Prior to the start of the 2020 season, Major League Baseball announced that it would be shutting down team video replay rooms as part of the league's coronavirus health and safety protocols. But, it's worth noting that the shutdown also came after the Boston Red Sox and the Houston Astros were found to have improperly used the video replay room to decode the opponent's signs, which were then relayed to the hitter.
Tampa Bay Rays manager Kevin Cash isn't too happy with the new restrictions. According to Cash, the prohibition of players and coaches entering the video replay room this season deprives the club of being able to use video as a way to make mid-game adjustments. Here's what Cash told MLB Network Radio:
Without being too controversial, I think it's absolutely ridiculous. It's probably one of the worst things that I've seen Major League Baseball do in take video away from players. Video is what makes us good. It helps us learn, it helps us coach, it helps us attack. And it's been taken away from us because of one team, or a couple teams' stupid choices.

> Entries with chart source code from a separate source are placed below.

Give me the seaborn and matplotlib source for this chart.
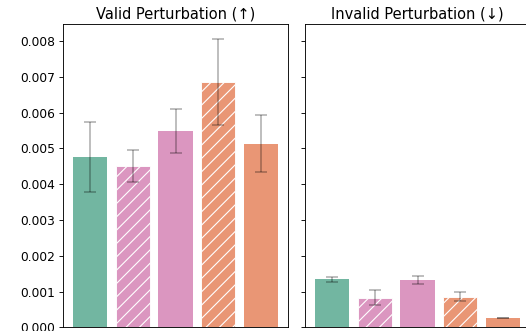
import matplotlib
matplotlib.use("Agg")
import matplotlib.pyplot as plt
import seaborn as sns
import numpy as np
import pandas as pd

# ---- data ----
methods = ["A", "B-hatched", "B", "C-hatched", "C"]
valid_mean = [0.00476, 0.00451, 0.00549, 0.00685, 0.00513]
valid_err = [0.00097, 0.00046, 0.00061, 0.00120, 0.00080]
invalid_mean = [0.00135, 0.00083, 0.00132, 0.00086, 0.00026]
invalid_err = [0.00007, 0.00021, 0.00012, 0.00012, 0.00001]
hatched = [False, True, False, True, False]
base_colors = ["#66c2a5", "#e78ac3", "#e78ac3", "#fc8d62", "#fc8d62"]
titles = ["Valid Perturbation (\u2191)", "Invalid Perturbation (\u2193)"]
yticks = [0.000, 0.001, 0.002, 0.003, 0.004, 0.005, 0.006, 0.007, 0.008]

plt.rcParams["hatch.color"] = "white"
plt.rcParams["hatch.linewidth"] = 1.0

DPI = 80
W, H = 526, 331
fig = plt.figure(figsize=(W / DPI, H / DPI), dpi=DPI)

bottom_px = 327.3
top_px = 24
ax_h = (bottom_px - top_px) / H
ax_w = 225 / W
ax1 = fig.add_axes([63 / W, (H - bottom_px) / H, ax_w, ax_h])
ax2 = fig.add_axes([305 / W, (H - bottom_px) / H, ax_w, ax_h], sharey=ax1)

for ax, means, errs, title in [
    (ax1, valid_mean, valid_err, titles[0]),
    (ax2, invalid_mean, invalid_err, titles[1]),
]:
    df = pd.DataFrame({"method": methods, "value": means})
    sns.barplot(data=df, x="method", y="value", hue="method",
                palette=base_colors, legend=False, ax=ax, width=0.8,
                saturation=0.75)
    for patch, h in zip(ax.patches, hatched):
        if h:
            patch.set_hatch("//")
            patch.set_edgecolor("white")
            patch.set_linewidth(0.8)
        else:
            patch.set_linewidth(0)
    ax.errorbar(np.arange(len(methods)), means, yerr=errs, fmt="none",
                ecolor="black", alpha=0.3, elinewidth=1.5, capsize=5.2,
                capthick=1.5)
    ax.set_xlim(-0.64, 4.64)
    ax.set_title(title, fontsize=13.2, pad=5)
    ax.set_xlabel("")
    ax.set_ylabel("")
    ax.set_xticks([])
    ax.tick_params(axis="y", labelsize=11)

ax1.set_ylim(0, 0.00848)
ax1.set_yticks(yticks)
ax1.set_yticklabels([f"{v:.3f}" for v in yticks])
ax2.tick_params(axis="y", labelleft=False)

fig.savefig("out.png", dpi=DPI)
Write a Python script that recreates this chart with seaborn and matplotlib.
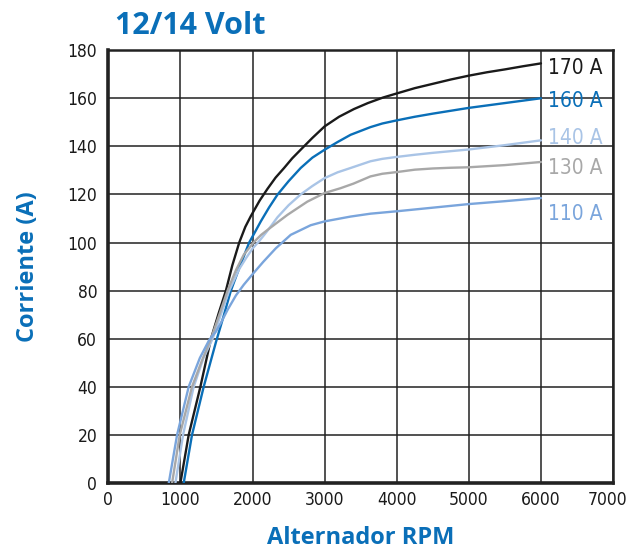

We can't even watch a game, we cannot watch our own game. Our players cannot come in and watch a game in the clubhouse. It is asinine. The entire protocol system, how they came up with that, it is wrong. They're doing an injustice to players.
When Cash was asked what he believes is the best solution, he suggested penalizing the team(s) that broke the rules and then allowing the rest of the teams to have access to what helps them during games. Here's more from Cash:
It's unfair to all players, not just our players with the Rays. It's unfair for guys that really care about their careers and are passionate to learn and passionate to make in-game adjustments and it's not available. It makes no sense whatsoever.
Kyle Snyder and Chad Mottola, our hitting coach and pitching coach, they do a tremendous job and some of their best work is done in-games. When they can go back in between innings and look at what a pitcher is trying to do or what one of our pitchers is doing mechanically or is just off, we can be really good coaches with some video and help and give the right messages. But, when that's taken away, we're done hitting, we just kind of sit there. There's no information to give the hitter and vice versa for the pitcher.
- the video room operators being limited to communicating with just the manager or coach regarding a challenge
- the league adding security to watch the clubhouses and entrances to video rooms
- players instead being provided with pre-loaded iPads instead of granted live, in-game access.
Our own Mike Axisa suggested the elimination of in-game video access as the best way for MLB to stop electronic sign-stealing altogether.